The point is that events, facts, people, can hit us in ways that change our self-plotted trajectory. In my case, in my profession, this often takes the form of charts and tables. Three such “wokes” came across my desk this holiday weekend, each applicable to Indiana’s well-being.

THE FIRST CHART should give pause to the thought that subsidized, rebated and bonded downtown “development” is necessary regardless of expense. Economic growth, it turns out, is more than bright, shiny new buildings and manicured river greenways. It is even more than expending or dedicating tax dollars. (1)

It is the type of financing that matters. The question should be what drives an organization’s profits. Those communities that have chosen a system keeping government out of the way and allowing private capital to be freely raised on the strength of ideas, products, services and market demand, have chosen wisely. Only a productive society can thrive.

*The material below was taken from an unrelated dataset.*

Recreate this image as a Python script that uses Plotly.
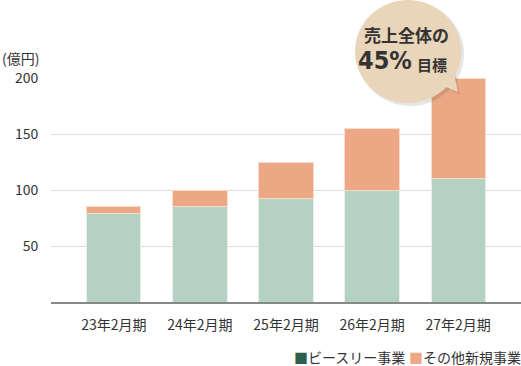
import plotly.graph_objects as go

categories = ["23年2月期", "24年2月期", "25年2月期", "26年2月期", "27年2月期"]
bsr_values = [79, 85, 92, 100, 110]
other_values = [6, 15, 33, 55, 90]
y_ticks = [50, 100, 150, 200]

W, H = 521, 366
L, R, T, B = 51, 0, 78, 64
pw, ph = W - L - R, H - T - B

def px(x):
    return (x - L) / pw

def py(y):
    return (H - B - y) / ph

font_family = "'Noto Sans CJK JP', Roboto, sans-serif"

fig = go.Figure()
fig.add_bar(x=categories, y=bsr_values, name="ビースリー事業", width=0.63,
            marker=dict(color="#b5d1c3", line=dict(color="#e6efe9", width=1)),
            showlegend=False, hoverinfo="skip")
fig.add_bar(x=categories, y=other_values, name="その他新規事業", width=0.63,
            marker=dict(color="#eca885", line=dict(color="#f8dccb", width=1)),
            showlegend=False, hoverinfo="skip")

shapes = []
# bubble shadow
shapes.append(dict(type="circle", xref="paper", yref="paper",
                   x0=px(357), x1=px(464), y0=py(106), y1=py(2),
                   fillcolor="rgba(0,0,0,0.10)", line=dict(width=0), layer="above"))
# tail shadow
shapes.append(dict(type="path", xref="paper", yref="paper",
                   path=f"M {px(441)},{py(85)} L {px(460)},{py(95)} L {px(455)},{py(72)} Z",
                   fillcolor="rgba(0,0,0,0.10)", line=dict(width=0), layer="above"))
# bubble
shapes.append(dict(type="circle", xref="paper", yref="paper",
                   x0=px(355), x1=px(461), y0=py(103), y1=py(0),
                   fillcolor="#e9d5b9", line=dict(width=0), layer="above"))
shapes.append(dict(type="path", xref="paper", yref="paper",
                   path=f"M {px(438)},{py(84)} L {px(458)},{py(92)} L {px(453)},{py(68)} Z",
                   fillcolor="#e9d5b9", line=dict(width=0), layer="above"))

annotations = [
    dict(text="(億円)", xref="paper", yref="paper", x=px(0), y=py(58),
         xanchor="left", yanchor="middle", showarrow=False,
         font=dict(size=14, color="#333", family=font_family)),
    dict(text="<b>売上全体の</b>", xref="paper", yref="paper", x=px(406), y=py(35),
         xanchor="center", yanchor="middle", showarrow=False,
         font=dict(size=17, color="#333", family=font_family)),
    dict(text="<b>45%</b>", xref="paper", yref="paper",
         x=px(414), y=py(61), xanchor="right", yanchor="middle", showarrow=False,
         font=dict(size=25, color="#333",
                   family="'DejaVu Sans Condensed', Roboto, sans-serif")),
    dict(text="<b>目標</b>", xref="paper", yref="paper",
         x=px(415), y=py(64), xanchor="left", yanchor="middle", showarrow=False,
         font=dict(size=15, color="#333", family=font_family)),
    dict(text="<span style='color:#2e5e4e'>■</span>ビースリー事業", xref="paper", yref="paper",
         x=px(292), y=py(357), xanchor="left", yanchor="middle", showarrow=False,
         font=dict(size=14, color="#333", family=font_family)),
    dict(text="<span style='color:#eca885'>■</span>その他新規事業", xref="paper", yref="paper",
         x=px(407), y=py(357), xanchor="left", yanchor="middle", showarrow=False,
         font=dict(size=14, color="#333", family=font_family)),
]

fig.update_layout(
    width=W, height=H, barmode="stack",
    margin=dict(l=L, r=R, t=T, b=B),
    paper_bgcolor="white", plot_bgcolor="white",
    shapes=shapes, annotations=annotations,
    font=dict(family=font_family, color="#333"),
    xaxis=dict(type="category", range=[-0.73, 4.73], showgrid=False,
               showline=True, linecolor="#888", linewidth=2,
               ticks="outside", ticklen=9, tickcolor="rgba(0,0,0,0)",
               tickfont=dict(size=14, color="#333")),
    yaxis=dict(range=[0, 200], tickvals=y_ticks, showgrid=True, gridcolor="#dddddd",
               gridwidth=1, zeroline=False, showline=False,
               ticks="outside", ticklen=9, tickcolor="rgba(0,0,0,0)",
               tickfont=dict(size=14, color="#333")),
)

fig.write_html("out.html", config={"displayModeBar": False},
               post_script="document.body.style.margin='0';document.body.style.overflow='hidden';")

Conversely, it should be self-evidently foolish for a city to pin its hopes on widely-held corporations that depend for their profits on the quick and the clever to manipulate government (regulation and lobbying). For as the lady said, sooner or later you run out of other people’s money. Your city will be left in the hands of an unaccountable group of insiders, “crony capitalists” being only the nicest way to describe them.

As it stands now, Indiana’s regional quasi-official economic “development” agencies, popular though they may be at the Statehouse, are the beginnings of what will become political machines usurping local democratic authority. We have been warned.

A SECOND CHART shows that investors and businesses avoid central cities where unconstrained regulation and taxation invite inside dealing, encouraging the government rather than the market to designate winners and losers.

Dr. Sam Staley, an urban affairs analyst and scholar of the foundation, predicted this more than two decades ago in a Fort Wayne seminar. He advised Indiana community leaders to leave downtown to market forces and focus instead on collaborative efforts to fight crime and reform public education.

He said cities were spreading out, like it or not, and there wouldn’t be any more New Yorks or Chicagos. Renovated downtowns might attract wealthy singles and DINKs (Dual Income, No Kids) but they will be offset by a trapped, nonworking underclass. The successful city, Staley said, will be built on a tax base of boring, traditional, middle-class families regardless of ethnicity.

Indiana mayors, Republican and Democrat, ignored that advice, dumping the treasure of a generation into an endless series of downtown renovation projects. That was done even though 70 percent of millennials already live outside core-city counties.

Joel Kotkin and Wendell Cox, writing in City Journal, now say that if the flight of moderate, middle-income homeowners  continues, urban centers will be at best “sandboxes for a progressive political class,” hugely expensive ones. (2)

FINALLY, THERE IS the fragmentation of mass media from established privately owned local newspapers to corporate franchises and most recently to a cacophony of Internet voices. It has left us in a Tower of Babel. Nobody knows who or what to believe. We have no honest brokers of the public discussion.

The above table demonstrates the effect of that, showing the large spreads between what Americans believe about members of the other political party and what is fact. Projecting that out, our views on public policy and issues are mere guesses, not to mention how we see absolute natural rights such as private property and free speech. (3)

Given that, you are afraid to survey the citizenry on the really important question: What makes the United States great, what makes our system so desirable compared with others? What makes us different than the historical default that is South America, the major nations of Europe, most of Asia and India (but not all, promisingly). Now, most sadly, even Great Britain is suspect.

A MEMBER OF THE FOUNDATION sends us a useful list of his information sources (4), all dependably documented. They may help with all of this. We pass them along to you this Fourth of July:

breitbart.com
newsbusters.com
Daily Caller
jewishworldreview.com
americanthinker.com
foxnews.com
PJmedia.com
washintonexaminer.com
freebeacon.com
theconservativetreehouse.com
powelineblog.com
washintontimes.com
Townhall.com
lucianne.com
City Journal

— Craig Ladwig

Resources

1. Dan Mitchell. “A Very Depressing Chart on Creeping Cronyism in the American Economy.” 
2. Joel Kotkin, Wendell Cox. “Playgrounds for Elites: The Increasingly Left-Wing Politics of Leading U.S. Cities Clashes with the Aspirations of Middle-class Residents.
3. Perry Bacon Jr. “Democrats Are Wrong About Republicans. Republicans Are Wrong About Democrats.”
4. Alicia Colon. “How to Read the News: A Guide for Truth-Seekers.”